Archaeology

Trunks of Fake Artifacts from the Middle East Seized at Heathrow

Trunks of Fake Artifacts from the Middle East Seized at Heathrow

A number of objects confiscated by authorities and allegedly originating from the old Middle East have been described as fake. In July 2019, the Border Force intercepted a couple of trunks loaded with individually wrapped clay tablets, figures, and pots at Heathrow airport.

The fake figurines were fired in a modern kiln instead of under the sun
The clay tablets had illegible cuneiform inscriptions on them

The freight was sent from Bahrain and bound for a UK address. Inside, a collection of clay tablets, figurines, cylinder seals, and animal-shaped pots were uncovered. As many as 190 tablets were also packaged inside.

However, experts in the Department of the Middle East at the British Museum have since classified the entire ‘trove’ as forgeries.

The collection of fakes will now be used by the museum for training purposes, though some will go on display for a brief time when the British Museum reopens.

‘These seizures confirm an emerging trend: capitalizing on interest in the purchase of antiquities, unscrupulous traders are faking Middle Eastern objects for sale,’ said John Simpson, curator at the British Museum.

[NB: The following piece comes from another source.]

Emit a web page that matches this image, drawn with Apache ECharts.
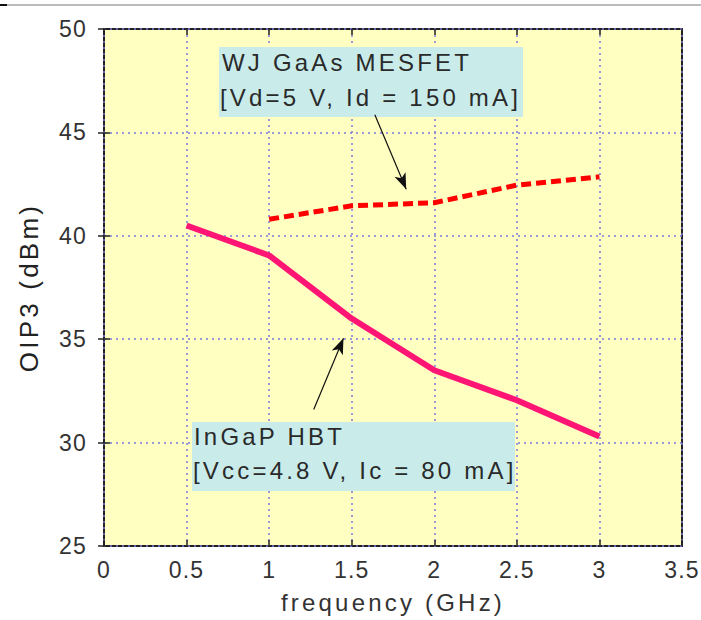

Suspicions were first raised about the collection seized by Border Force by the Department of the Middle East.

The team said the collection appeared ‘to represent an almost complete range of basic items known from ancient Mesopotamia,’ according to a Press Association report.

The haul was seized at Heathrow Airport and British Museum experts examined the articles

Specifically, the collection included cushion-shaped school texts to be held in one hand and written on one side. It also contained prisms and cylinders for burial as building inscriptions and administrative texts, votive mace-heads, and inscribed dedicatory wall cones.

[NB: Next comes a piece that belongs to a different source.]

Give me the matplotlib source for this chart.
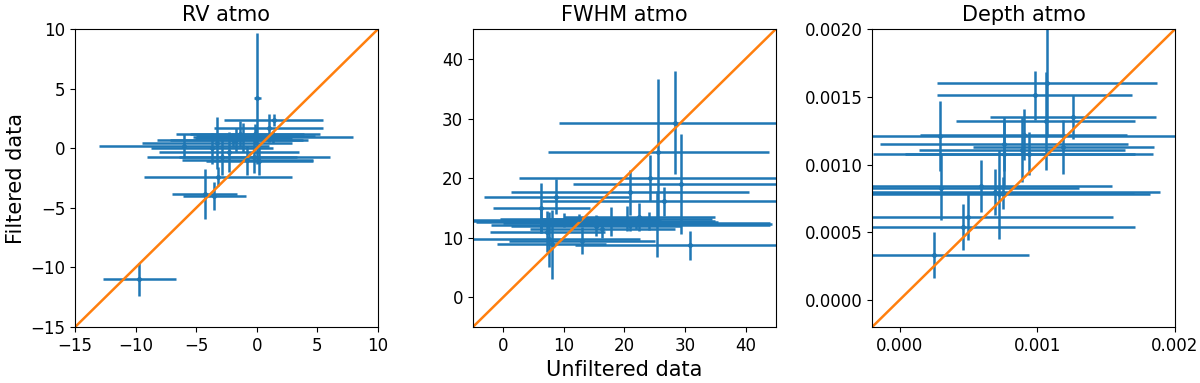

There was also a royal inscription that mentioned the late Assyrian king Adadnirari.

They also found a mathematical tablet, and an inscribed amulet resembling a unique example dug up at the Assyrian capital of Nimrud.

However, the cuneiform inscriptions were found to be a jumble of signs which made no sense.

Museum experts also discovered the clay used in most items was of a similar type, impossible in genuine articles – and they had all been fired in a modern kiln, rather than authentically sun-dried.

The tablet dimensions also did not match the originals, a common forgery error when working from photographs.

‘These consignments confirm the importance of vigilance on the part of our law enforcement agencies and the role that museums need to play in the identification of these objects,’ said Simpson.